South Africa Mine Killings Could Hurt Zuma Ahead Of Elections

South African's President Jacob Zuma rose to power as a man of the people but seemed a world away from the masses when he stood in a suit under a parasol to speak to destitute miners about the deadliest police killing since apartheid ended.

The deaths of 44 in a labour dispute this month at Lonmin's Marikana mine, including 34 armed miners shot by police, could undermine Zuma's populist appeal and threaten his chances in a December vote where he seeks re-election as the leader of the party that dominates politics.
Zuma's critics say the day last week he spoke to miners for a few minutes under the blazing sun showed him more beholden to special interest groups than to millions of South Africans waiting for him to ease poverty.
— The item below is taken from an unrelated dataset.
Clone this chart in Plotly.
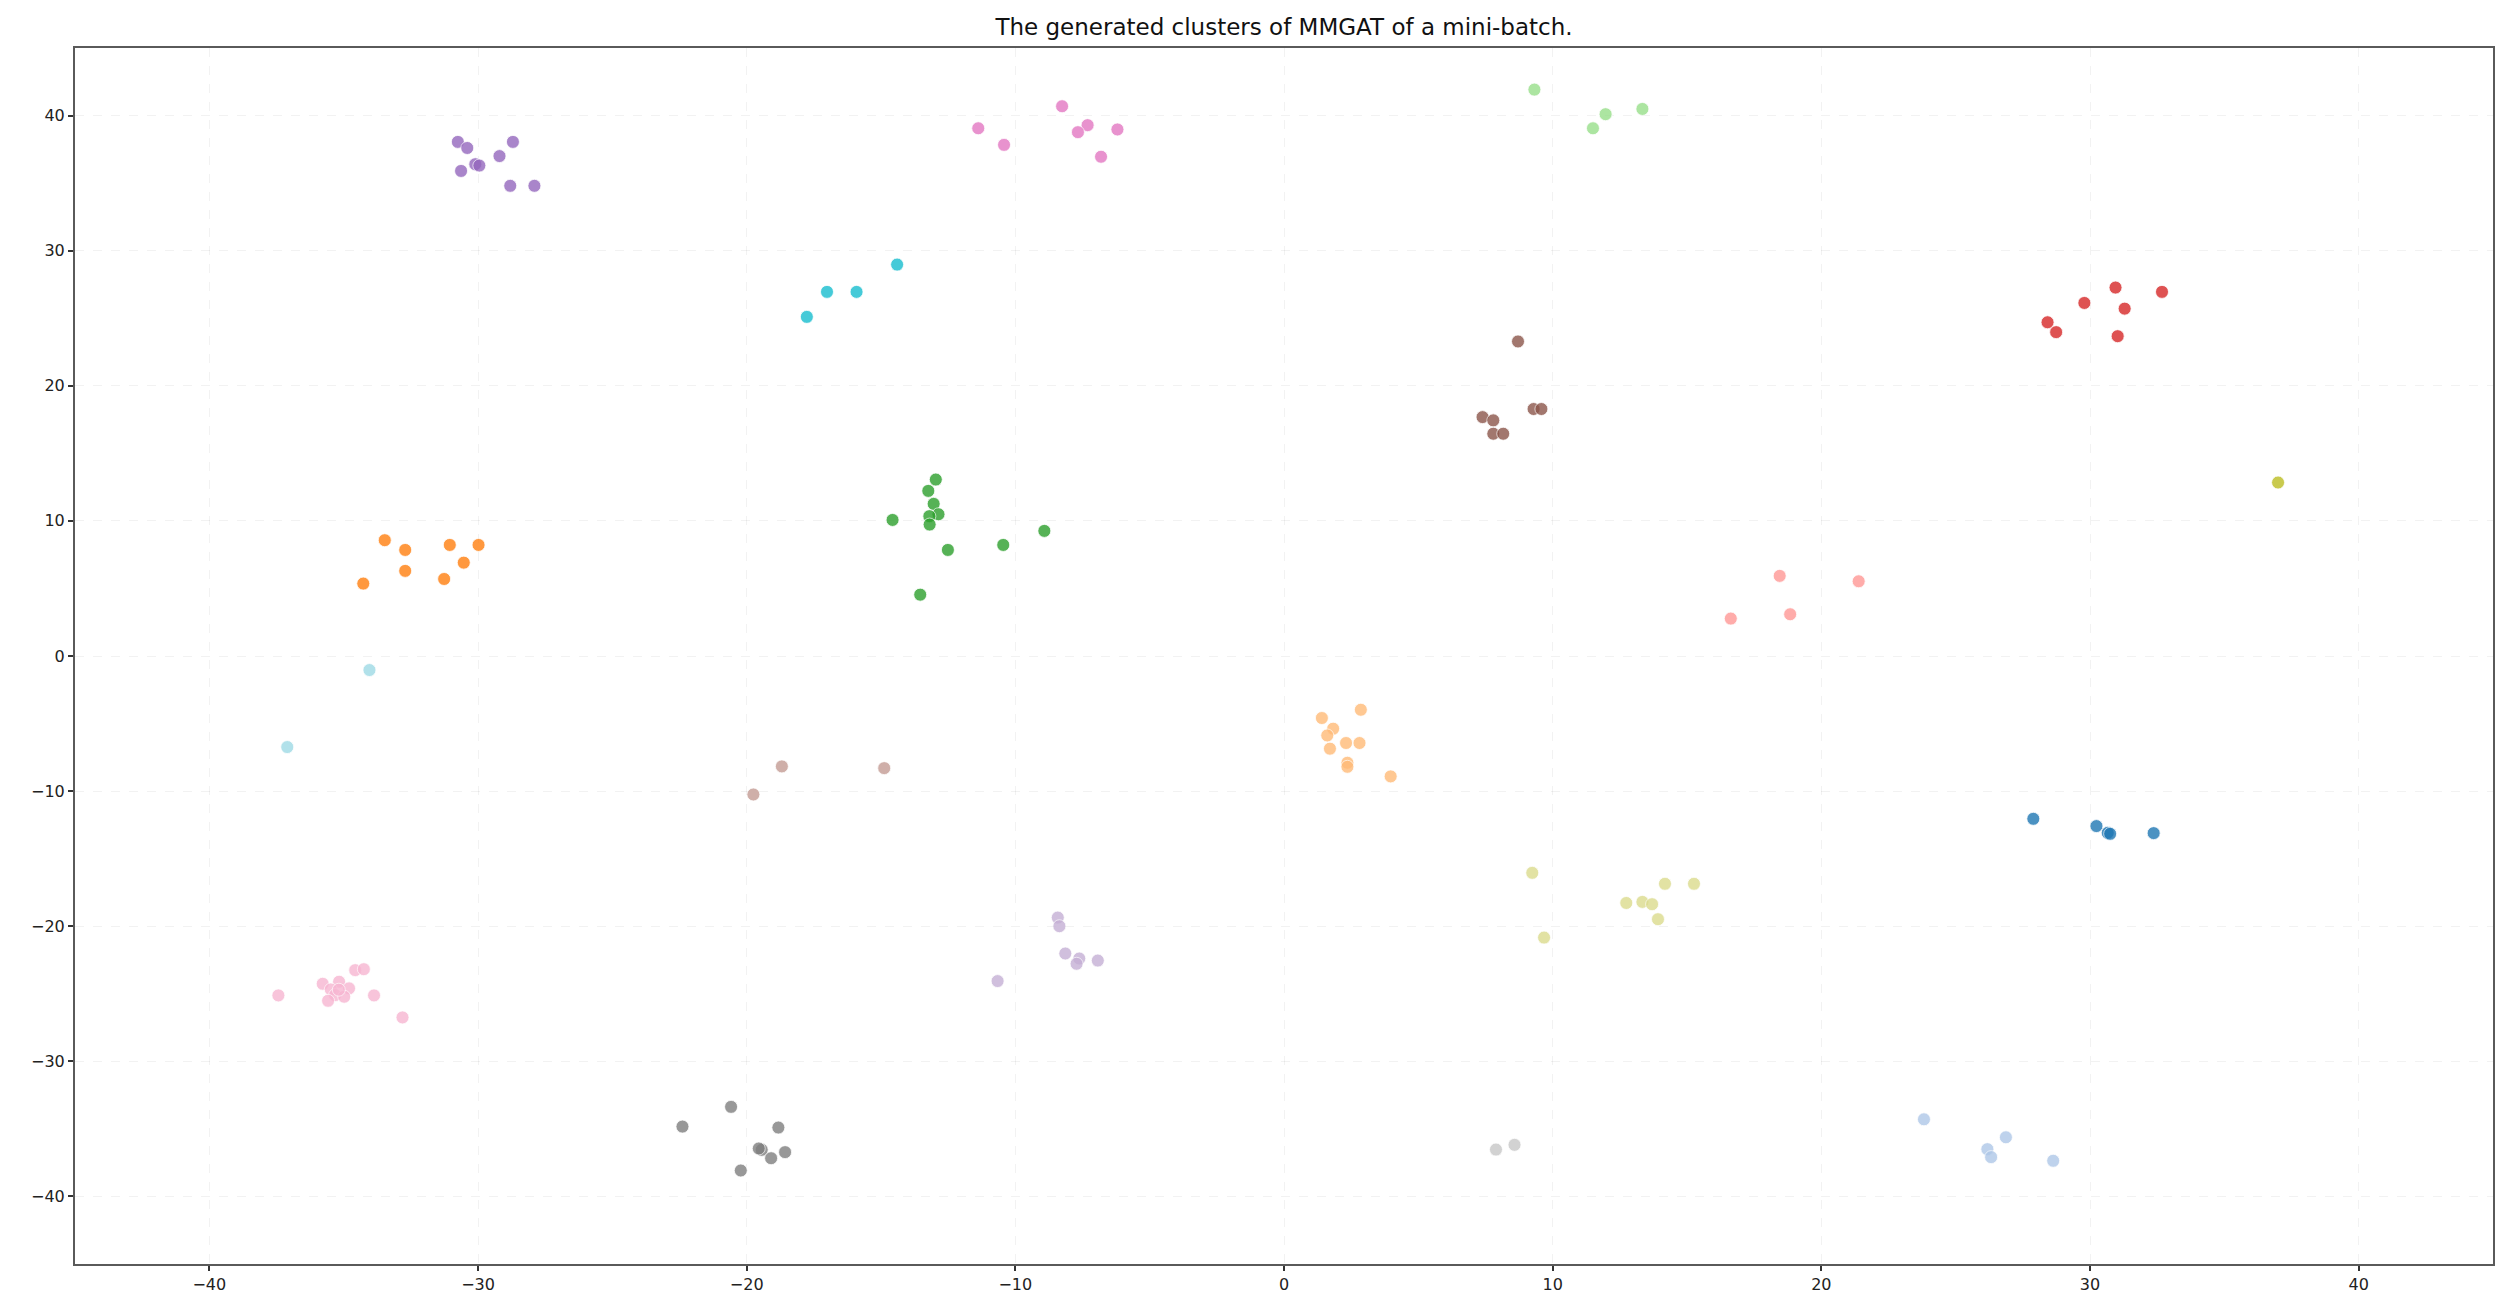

He took more time to speak to Lonmin's executives than miners and then left the mine to dance in front of cameras at a ruling African National Congress event, despite declaring a week of mourning.
"Our government is becoming a pig that is eating its own children," Julius Malema, the ANC Youth League expelled from the ruling party after crossing swords with Zuma, said at a memorial service on Thursday for the victims.
"Our government is failing to intervene in mines because our leaders are involved in mines," Malema said.
It is too early to tell how much damage Zuma will suffer from the killings at the Marikana mine, northwest of Johannesburg, but the president's foes have been using the event to store ammunition before December's vote.
"The fact that Zuma ordered police to bring the Lonmin strike under control has exposed him to accusations of complicity in the miners' deaths," Mark Rosenberg wrote in a note for the political risk consultancy Eurasia Group.